Reproduce exactly the lines from the one containing "Recreate this image" through the one containing "puncture_newton = 420", both included, and nothing else.
********
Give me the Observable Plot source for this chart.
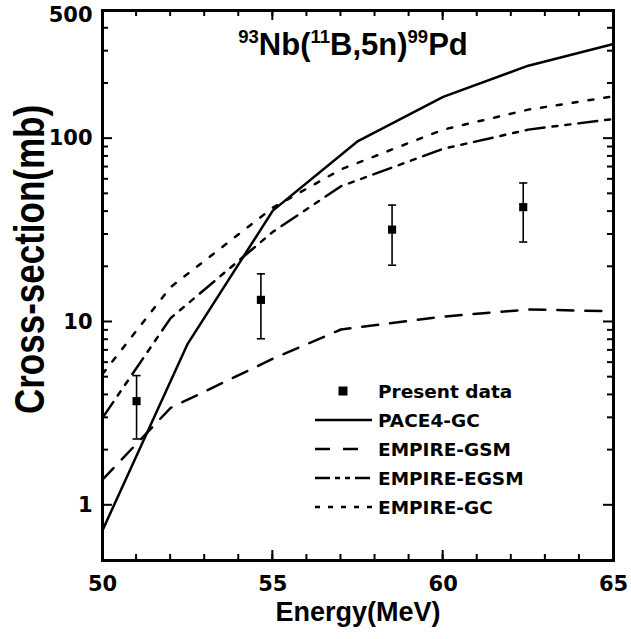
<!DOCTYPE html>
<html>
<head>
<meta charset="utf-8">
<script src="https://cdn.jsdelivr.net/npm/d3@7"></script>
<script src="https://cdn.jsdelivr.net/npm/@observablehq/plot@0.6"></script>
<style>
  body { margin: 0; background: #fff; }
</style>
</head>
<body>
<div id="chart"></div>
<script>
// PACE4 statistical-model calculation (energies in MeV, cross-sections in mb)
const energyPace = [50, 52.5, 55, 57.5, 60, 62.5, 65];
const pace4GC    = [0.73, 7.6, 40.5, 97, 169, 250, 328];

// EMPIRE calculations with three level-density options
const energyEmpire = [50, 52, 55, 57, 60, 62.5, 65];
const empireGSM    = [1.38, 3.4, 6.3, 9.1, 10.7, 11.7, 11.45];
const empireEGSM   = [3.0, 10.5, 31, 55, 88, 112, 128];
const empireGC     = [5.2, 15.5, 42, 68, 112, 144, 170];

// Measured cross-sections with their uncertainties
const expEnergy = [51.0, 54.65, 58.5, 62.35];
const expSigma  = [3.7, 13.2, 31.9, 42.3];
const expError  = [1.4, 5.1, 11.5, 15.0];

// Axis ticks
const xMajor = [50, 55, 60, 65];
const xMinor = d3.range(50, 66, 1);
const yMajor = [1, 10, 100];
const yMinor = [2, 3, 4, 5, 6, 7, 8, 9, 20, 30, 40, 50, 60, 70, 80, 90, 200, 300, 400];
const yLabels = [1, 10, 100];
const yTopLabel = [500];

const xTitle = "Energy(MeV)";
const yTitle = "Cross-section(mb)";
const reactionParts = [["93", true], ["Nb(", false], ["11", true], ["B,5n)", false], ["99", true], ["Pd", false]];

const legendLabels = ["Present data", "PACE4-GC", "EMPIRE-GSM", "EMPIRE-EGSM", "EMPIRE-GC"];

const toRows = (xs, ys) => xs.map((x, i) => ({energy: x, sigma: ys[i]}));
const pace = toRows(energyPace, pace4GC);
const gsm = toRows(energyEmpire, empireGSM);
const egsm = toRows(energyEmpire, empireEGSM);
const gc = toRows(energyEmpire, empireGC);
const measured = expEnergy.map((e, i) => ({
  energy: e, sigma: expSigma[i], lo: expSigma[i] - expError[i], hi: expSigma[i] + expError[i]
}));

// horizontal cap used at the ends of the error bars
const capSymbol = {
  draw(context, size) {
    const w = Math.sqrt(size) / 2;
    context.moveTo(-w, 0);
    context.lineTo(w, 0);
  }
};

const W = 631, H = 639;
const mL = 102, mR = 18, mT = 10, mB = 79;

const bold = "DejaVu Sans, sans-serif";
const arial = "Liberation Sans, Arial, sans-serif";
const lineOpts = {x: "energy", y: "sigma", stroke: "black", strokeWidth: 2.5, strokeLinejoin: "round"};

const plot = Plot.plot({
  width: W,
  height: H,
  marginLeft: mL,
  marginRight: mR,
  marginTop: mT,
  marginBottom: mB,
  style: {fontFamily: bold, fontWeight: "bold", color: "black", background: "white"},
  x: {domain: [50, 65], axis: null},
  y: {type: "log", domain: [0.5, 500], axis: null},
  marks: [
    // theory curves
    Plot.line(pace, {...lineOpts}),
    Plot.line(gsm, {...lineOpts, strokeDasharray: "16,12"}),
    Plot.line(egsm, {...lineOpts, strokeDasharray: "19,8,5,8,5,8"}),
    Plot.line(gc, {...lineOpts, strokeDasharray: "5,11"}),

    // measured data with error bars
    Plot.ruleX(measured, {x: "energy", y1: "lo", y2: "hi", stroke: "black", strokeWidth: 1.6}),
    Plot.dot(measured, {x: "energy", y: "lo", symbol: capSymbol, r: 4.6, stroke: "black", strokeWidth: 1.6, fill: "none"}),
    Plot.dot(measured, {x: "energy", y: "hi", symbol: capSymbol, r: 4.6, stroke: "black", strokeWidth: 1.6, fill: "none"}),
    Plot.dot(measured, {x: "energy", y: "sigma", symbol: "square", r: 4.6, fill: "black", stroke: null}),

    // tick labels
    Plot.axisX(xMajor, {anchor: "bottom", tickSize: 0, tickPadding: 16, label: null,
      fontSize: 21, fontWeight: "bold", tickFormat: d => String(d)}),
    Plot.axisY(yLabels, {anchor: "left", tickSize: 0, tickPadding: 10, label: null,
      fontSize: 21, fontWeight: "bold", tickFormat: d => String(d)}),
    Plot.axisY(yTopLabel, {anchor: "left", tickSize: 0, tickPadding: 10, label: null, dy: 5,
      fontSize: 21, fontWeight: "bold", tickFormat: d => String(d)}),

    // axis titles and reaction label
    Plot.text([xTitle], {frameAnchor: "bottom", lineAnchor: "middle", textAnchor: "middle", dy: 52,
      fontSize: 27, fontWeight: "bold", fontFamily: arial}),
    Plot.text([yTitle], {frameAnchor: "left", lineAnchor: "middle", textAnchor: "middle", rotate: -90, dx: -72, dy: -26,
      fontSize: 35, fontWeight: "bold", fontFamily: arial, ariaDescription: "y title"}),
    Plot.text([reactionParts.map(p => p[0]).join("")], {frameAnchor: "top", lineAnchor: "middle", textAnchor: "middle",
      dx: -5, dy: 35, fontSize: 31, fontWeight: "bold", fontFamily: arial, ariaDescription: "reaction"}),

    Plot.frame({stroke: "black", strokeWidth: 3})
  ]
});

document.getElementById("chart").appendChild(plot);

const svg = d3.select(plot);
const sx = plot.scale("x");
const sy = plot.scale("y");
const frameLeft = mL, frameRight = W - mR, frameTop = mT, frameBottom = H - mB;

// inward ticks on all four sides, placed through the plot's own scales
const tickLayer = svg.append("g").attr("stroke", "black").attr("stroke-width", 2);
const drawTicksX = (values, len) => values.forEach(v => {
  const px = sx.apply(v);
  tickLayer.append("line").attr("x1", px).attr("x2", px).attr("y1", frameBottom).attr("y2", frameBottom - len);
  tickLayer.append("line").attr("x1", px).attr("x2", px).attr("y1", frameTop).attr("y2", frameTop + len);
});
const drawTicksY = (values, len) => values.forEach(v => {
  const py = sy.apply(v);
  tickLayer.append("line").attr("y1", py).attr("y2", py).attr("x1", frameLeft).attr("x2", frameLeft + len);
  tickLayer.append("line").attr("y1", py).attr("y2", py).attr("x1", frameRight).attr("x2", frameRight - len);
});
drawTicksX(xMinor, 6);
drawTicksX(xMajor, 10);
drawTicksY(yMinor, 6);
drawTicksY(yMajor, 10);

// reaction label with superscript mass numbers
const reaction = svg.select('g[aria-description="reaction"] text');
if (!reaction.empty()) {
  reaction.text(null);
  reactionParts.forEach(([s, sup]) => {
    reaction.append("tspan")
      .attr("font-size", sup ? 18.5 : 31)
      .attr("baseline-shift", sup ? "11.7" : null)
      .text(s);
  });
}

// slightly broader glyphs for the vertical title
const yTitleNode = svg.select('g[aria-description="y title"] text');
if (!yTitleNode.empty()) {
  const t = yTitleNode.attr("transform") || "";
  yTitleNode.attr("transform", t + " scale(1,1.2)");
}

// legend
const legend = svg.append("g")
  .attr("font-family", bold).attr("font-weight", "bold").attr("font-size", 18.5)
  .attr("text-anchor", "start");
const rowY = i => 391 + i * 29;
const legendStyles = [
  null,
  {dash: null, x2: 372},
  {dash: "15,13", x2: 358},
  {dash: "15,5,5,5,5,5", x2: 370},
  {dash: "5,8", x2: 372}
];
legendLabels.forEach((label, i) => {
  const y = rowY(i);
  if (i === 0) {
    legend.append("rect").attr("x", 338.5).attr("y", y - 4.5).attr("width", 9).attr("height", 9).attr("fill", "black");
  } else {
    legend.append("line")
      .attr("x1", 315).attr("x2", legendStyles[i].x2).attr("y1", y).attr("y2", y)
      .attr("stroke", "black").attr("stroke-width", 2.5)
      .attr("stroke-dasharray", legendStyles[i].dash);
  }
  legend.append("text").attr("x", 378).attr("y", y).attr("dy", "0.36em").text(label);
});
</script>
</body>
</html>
********
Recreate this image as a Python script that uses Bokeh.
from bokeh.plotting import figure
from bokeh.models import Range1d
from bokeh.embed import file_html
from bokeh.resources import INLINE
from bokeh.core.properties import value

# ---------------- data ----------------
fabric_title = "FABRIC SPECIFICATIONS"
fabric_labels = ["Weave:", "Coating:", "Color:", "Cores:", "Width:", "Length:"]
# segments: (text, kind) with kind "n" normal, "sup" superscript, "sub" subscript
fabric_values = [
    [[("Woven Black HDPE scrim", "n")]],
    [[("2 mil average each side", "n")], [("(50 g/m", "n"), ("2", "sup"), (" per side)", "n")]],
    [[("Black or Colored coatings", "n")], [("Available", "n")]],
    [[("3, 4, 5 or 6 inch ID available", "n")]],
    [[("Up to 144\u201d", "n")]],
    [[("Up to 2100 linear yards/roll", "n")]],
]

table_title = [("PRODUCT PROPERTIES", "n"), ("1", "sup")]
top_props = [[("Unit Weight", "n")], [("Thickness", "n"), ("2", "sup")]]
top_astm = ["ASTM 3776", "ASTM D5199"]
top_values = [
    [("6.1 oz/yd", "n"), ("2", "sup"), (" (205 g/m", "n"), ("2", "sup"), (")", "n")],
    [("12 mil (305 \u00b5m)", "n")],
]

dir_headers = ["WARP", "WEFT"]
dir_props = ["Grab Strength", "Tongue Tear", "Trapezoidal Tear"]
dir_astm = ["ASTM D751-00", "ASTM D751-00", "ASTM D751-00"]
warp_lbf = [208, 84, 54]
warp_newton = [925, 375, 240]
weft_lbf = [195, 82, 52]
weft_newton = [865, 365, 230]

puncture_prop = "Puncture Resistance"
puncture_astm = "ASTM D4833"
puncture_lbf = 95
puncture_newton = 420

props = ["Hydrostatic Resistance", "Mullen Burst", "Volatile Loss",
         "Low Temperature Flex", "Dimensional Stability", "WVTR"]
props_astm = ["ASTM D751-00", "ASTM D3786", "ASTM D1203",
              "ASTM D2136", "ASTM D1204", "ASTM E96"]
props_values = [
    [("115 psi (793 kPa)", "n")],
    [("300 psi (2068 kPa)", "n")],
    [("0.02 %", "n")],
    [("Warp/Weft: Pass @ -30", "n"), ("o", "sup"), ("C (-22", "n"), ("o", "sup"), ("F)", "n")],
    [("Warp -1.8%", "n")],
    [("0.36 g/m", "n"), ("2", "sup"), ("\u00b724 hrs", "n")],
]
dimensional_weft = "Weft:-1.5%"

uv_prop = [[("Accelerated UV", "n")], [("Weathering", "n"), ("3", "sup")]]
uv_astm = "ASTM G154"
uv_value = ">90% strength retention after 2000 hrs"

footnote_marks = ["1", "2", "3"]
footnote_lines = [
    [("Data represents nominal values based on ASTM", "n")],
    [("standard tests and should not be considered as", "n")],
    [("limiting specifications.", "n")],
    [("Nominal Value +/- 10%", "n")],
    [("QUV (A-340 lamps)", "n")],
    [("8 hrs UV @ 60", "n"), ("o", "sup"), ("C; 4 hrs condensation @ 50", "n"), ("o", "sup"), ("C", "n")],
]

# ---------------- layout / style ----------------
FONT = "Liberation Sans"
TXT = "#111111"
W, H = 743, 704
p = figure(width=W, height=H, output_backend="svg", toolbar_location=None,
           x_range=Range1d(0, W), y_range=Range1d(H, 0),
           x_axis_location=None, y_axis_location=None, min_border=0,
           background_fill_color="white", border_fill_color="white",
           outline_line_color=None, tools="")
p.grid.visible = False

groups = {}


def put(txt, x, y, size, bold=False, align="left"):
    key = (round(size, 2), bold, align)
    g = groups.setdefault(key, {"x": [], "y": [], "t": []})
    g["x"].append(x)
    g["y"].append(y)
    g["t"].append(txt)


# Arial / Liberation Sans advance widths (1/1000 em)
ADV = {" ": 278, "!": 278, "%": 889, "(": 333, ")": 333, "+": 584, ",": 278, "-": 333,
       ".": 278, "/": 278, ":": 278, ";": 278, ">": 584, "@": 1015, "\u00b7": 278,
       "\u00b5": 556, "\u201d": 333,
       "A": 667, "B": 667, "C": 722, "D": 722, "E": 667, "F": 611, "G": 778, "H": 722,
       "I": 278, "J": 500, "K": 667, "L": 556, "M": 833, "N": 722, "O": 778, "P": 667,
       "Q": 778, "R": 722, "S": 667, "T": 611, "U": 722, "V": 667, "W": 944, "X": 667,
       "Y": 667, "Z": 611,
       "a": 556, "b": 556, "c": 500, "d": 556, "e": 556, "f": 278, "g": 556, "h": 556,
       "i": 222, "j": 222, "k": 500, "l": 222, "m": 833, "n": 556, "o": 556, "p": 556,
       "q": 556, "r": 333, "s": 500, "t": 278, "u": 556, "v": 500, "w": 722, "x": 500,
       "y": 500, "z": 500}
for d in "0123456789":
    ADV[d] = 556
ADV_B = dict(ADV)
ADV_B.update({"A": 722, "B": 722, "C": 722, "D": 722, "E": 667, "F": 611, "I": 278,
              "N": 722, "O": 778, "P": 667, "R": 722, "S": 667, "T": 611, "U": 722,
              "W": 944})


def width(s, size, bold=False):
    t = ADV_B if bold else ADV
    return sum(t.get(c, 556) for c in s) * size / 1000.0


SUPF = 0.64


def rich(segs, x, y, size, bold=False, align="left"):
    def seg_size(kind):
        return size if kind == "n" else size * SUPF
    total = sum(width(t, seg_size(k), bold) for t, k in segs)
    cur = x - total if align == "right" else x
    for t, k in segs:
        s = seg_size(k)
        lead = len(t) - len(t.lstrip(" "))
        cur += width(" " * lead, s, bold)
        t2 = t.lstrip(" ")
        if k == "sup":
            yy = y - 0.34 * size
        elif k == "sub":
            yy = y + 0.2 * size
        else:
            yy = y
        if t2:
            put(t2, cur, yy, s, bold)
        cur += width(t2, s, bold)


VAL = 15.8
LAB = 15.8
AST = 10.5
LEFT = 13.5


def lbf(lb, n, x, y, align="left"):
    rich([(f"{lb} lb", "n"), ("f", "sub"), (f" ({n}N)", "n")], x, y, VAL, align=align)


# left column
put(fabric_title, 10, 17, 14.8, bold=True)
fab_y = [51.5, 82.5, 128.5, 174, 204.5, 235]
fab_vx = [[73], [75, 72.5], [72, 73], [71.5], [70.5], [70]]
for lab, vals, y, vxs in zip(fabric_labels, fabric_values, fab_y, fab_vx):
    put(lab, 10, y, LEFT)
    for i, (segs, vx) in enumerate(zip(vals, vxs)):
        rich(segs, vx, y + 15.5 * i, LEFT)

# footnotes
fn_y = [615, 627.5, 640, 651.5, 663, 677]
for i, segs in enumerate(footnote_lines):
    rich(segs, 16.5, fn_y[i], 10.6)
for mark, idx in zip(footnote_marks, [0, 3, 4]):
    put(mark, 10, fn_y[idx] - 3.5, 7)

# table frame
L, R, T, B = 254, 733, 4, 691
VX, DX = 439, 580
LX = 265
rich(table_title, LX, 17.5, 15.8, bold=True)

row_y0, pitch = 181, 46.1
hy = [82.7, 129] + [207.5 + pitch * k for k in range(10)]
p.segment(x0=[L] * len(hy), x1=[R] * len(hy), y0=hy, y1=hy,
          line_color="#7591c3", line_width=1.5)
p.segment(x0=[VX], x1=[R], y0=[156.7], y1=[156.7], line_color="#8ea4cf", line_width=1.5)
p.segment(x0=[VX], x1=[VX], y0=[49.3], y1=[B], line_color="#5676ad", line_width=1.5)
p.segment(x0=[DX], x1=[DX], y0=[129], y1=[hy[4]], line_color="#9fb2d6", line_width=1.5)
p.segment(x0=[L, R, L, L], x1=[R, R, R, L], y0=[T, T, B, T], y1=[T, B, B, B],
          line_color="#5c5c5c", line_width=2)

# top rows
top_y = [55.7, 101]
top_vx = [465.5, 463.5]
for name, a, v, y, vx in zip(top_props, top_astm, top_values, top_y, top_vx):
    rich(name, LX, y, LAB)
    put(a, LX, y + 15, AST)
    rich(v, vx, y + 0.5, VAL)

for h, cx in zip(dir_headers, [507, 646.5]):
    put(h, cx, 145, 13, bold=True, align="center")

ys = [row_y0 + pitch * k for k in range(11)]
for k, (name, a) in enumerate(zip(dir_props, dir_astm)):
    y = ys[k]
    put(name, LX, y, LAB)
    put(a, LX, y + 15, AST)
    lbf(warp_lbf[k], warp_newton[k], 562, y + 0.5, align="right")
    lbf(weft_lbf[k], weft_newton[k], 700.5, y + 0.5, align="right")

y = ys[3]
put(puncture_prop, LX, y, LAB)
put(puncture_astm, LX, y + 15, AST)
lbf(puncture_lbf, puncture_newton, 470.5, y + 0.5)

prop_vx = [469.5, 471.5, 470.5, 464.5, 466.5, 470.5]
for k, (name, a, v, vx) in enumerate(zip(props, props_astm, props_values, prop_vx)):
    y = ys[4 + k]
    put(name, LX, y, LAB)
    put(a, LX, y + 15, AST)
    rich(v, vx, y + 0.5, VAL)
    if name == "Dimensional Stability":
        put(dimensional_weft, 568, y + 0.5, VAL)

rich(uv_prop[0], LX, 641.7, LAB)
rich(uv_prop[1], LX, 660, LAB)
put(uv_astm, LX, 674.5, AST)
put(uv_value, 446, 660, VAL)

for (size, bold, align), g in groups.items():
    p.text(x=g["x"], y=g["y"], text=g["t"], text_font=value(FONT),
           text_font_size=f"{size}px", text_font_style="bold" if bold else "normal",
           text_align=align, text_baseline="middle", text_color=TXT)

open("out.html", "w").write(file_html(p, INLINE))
********
### Response to this task
Recreate this image as a Python script that uses Bokeh.
from bokeh.plotting import figure
from bokeh.models import Range1d
from bokeh.embed import file_html
from bokeh.resources import INLINE
from bokeh.core.properties import value

# ---------------- data ----------------
fabric_title = "FABRIC SPECIFICATIONS"
fabric_labels = ["Weave:", "Coating:", "Color:", "Cores:", "Width:", "Length:"]
# segments: (text, kind) with kind "n" normal, "sup" superscript, "sub" subscript
fabric_values = [
    [[("Woven Black HDPE scrim", "n")]],
    [[("2 mil average each side", "n")], [("(50 g/m", "n"), ("2", "sup"), (" per side)", "n")]],
    [[("Black or Colored coatings", "n")], [("Available", "n")]],
    [[("3, 4, 5 or 6 inch ID available", "n")]],
    [[("Up to 144\u201d", "n")]],
    [[("Up to 2100 linear yards/roll", "n")]],
]

table_title = [("PRODUCT PROPERTIES", "n"), ("1", "sup")]
top_props = [[("Unit Weight", "n")], [("Thickness", "n"), ("2", "sup")]]
top_astm = ["ASTM 3776", "ASTM D5199"]
top_values = [
    [("6.1 oz/yd", "n"), ("2", "sup"), (" (205 g/m", "n"), ("2", "sup"), (")", "n")],
    [("12 mil (305 \u00b5m)", "n")],
]

dir_headers = ["WARP", "WEFT"]
dir_props = ["Grab Strength", "Tongue Tear", "Trapezoidal Tear"]
dir_astm = ["ASTM D751-00", "ASTM D751-00", "ASTM D751-00"]
warp_lbf = [208, 84, 54]
warp_newton = [925, 375, 240]
weft_lbf = [195, 82, 52]
weft_newton = [865, 365, 230]

puncture_prop = "Puncture Resistance"
puncture_astm = "ASTM D4833"
puncture_lbf = 95
puncture_newton = 420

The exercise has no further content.